Second, merely engaging Syria in negotiations and holding out the promise of embrace by the West motivates Syrian moderation and slows Syria’s slide toward the fundamentalist regime in Tehran.

“It’s very important that there are negotiations,” said Shlomo Avineri, a professor of political science at Hebrew University. “When there are negotiations, you don’t shoot. The question is what happens when you get to the finish line of negotiations.”

But Israeli officials take pains to point out that there is a key difference between the peace tracks with Syria and the Fatah-led Palestinian Authority and indirect communication with the likes of Hamas and Hezbollah, both designated terrorist groups.

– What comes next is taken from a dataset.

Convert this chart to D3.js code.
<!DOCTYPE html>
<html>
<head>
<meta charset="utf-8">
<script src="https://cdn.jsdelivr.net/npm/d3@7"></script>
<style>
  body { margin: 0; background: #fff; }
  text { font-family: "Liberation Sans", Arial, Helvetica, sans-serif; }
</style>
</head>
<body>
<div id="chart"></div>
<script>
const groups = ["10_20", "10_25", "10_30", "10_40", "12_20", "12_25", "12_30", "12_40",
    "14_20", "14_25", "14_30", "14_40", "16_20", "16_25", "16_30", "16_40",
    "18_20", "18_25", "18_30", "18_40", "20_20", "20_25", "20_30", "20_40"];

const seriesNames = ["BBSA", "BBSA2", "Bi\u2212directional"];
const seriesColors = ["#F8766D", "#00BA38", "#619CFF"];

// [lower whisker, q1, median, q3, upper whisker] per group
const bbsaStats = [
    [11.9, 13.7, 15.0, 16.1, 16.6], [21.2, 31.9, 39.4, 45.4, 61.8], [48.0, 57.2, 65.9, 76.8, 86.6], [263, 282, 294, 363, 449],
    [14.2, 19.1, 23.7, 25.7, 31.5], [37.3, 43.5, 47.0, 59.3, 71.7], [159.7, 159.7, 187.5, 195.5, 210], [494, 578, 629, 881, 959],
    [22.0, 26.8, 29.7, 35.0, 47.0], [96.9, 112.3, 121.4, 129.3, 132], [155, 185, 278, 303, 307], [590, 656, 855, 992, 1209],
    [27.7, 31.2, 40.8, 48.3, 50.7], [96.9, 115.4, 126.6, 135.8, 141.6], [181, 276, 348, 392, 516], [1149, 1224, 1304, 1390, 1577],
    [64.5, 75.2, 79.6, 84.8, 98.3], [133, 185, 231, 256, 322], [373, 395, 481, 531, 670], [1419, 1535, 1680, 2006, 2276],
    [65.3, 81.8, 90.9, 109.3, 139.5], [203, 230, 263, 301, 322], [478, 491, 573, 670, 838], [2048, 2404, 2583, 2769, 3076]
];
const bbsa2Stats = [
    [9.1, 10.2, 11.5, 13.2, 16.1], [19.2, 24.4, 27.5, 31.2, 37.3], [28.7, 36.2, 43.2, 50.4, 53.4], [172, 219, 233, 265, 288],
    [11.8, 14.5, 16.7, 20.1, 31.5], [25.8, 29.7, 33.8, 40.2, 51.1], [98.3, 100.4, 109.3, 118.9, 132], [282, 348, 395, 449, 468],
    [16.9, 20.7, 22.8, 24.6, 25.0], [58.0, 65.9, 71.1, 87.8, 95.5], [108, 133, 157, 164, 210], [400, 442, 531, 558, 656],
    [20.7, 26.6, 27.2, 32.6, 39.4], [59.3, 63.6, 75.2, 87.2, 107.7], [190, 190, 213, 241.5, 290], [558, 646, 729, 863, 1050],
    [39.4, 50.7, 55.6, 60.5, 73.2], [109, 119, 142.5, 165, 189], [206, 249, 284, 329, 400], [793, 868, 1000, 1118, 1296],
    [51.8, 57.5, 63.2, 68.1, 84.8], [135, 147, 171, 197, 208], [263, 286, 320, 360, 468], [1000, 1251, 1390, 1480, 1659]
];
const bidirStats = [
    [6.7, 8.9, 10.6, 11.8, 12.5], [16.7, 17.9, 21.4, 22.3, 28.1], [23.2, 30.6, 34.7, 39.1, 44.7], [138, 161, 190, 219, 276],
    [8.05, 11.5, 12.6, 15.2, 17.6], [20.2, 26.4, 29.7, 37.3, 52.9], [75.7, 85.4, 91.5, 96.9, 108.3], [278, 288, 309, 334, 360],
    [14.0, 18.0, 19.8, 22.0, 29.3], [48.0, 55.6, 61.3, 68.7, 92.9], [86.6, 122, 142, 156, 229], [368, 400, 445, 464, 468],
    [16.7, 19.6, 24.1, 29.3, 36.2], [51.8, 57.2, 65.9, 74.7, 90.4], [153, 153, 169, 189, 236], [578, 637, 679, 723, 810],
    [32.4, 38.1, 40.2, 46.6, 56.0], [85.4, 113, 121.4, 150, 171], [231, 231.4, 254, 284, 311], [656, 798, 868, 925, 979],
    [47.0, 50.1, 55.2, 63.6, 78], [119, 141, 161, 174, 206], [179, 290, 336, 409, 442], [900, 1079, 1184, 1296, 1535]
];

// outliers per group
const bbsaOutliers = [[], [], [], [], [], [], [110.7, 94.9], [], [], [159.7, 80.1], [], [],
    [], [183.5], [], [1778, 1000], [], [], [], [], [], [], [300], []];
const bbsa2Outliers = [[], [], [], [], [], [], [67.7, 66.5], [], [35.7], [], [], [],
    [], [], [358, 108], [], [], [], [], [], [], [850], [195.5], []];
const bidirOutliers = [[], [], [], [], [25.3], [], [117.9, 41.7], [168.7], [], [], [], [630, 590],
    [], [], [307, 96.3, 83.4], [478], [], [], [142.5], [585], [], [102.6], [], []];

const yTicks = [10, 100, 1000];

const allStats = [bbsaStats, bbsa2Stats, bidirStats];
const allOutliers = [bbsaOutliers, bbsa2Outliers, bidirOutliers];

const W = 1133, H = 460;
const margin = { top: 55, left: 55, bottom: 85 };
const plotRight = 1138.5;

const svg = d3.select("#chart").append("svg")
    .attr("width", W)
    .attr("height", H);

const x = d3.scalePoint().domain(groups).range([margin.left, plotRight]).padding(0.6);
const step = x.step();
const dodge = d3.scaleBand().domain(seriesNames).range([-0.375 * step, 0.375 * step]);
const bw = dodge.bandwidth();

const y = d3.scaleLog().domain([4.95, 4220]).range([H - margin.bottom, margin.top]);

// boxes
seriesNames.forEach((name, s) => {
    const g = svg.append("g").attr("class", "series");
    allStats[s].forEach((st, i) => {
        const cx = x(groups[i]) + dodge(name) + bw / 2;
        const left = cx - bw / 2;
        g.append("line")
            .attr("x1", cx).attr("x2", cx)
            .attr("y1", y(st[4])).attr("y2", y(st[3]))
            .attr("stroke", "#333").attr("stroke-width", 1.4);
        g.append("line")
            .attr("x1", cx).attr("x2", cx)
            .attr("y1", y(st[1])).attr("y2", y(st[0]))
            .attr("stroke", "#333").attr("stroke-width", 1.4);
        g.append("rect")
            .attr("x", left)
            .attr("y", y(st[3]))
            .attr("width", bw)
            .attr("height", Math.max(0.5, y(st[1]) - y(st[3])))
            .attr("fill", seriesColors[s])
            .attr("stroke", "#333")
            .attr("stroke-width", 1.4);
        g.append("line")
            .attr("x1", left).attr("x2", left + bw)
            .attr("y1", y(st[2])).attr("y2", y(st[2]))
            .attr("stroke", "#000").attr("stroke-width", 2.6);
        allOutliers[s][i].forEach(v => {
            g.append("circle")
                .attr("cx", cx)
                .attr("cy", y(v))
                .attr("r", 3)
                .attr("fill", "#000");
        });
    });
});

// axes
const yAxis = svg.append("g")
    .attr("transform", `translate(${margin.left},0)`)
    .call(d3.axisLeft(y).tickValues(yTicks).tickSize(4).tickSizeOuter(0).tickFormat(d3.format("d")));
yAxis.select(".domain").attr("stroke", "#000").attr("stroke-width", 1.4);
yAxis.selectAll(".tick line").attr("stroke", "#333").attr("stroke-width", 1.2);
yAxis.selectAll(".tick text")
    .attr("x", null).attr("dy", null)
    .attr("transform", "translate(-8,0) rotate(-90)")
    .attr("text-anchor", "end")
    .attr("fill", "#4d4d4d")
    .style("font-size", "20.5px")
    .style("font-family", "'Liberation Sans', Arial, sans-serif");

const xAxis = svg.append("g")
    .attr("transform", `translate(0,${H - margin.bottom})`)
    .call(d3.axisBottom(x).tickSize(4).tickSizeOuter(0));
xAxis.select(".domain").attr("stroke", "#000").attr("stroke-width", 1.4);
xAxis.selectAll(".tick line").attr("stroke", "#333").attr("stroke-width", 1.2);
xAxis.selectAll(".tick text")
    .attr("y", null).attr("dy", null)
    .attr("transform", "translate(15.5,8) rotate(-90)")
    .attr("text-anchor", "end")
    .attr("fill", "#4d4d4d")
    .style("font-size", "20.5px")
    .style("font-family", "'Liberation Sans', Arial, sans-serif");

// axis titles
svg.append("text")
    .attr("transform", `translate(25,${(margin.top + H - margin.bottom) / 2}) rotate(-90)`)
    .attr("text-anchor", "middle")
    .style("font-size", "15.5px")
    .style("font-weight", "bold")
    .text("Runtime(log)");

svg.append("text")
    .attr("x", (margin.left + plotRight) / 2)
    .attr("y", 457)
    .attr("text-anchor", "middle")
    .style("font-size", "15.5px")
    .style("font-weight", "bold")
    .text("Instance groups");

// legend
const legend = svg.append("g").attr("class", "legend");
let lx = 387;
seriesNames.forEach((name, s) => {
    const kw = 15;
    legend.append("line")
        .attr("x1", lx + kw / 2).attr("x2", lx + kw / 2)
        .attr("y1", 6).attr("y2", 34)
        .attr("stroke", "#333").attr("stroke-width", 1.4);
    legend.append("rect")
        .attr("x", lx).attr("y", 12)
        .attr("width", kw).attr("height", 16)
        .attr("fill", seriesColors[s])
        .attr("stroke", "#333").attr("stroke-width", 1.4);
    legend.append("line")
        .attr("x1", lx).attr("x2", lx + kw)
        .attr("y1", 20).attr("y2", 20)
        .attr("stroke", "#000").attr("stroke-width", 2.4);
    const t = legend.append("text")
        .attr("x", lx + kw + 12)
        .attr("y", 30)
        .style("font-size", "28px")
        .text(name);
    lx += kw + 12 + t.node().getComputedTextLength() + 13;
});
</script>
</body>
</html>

“There are no direct talks with Hamas,” said David Hacham, Arab affairs adviser in the Israeli Defense Ministry.

Moreover, he said, the fact that all these developments are happening simultaneously are mere coincidence. The government always has been interested in doing whatever is necessary to advance peaceful relations with its neighbors. And, he said, this is not the first time Israel has conducted peace talks with Syria, reached a cease-fire with Hamas or had indirect contacts with Hezbollah over a prisoner swap.

But Michael Oren, a senior fellow at the Shalem Center, says Olmert is turning Israel toward negotiations in an attempt to save his government.

“He’s generating a raison d’etre for the government,” Oren said.

The prime minister rejects such insinuations.

“The prime minister and the government he heads are fully committed to seeking and achieving peace with all of Israel’s adversaries,” the Prime Minister’s Office said in a statement to JTA. “This has always been Israel’s position and it will spare no effort to achieve these goals.”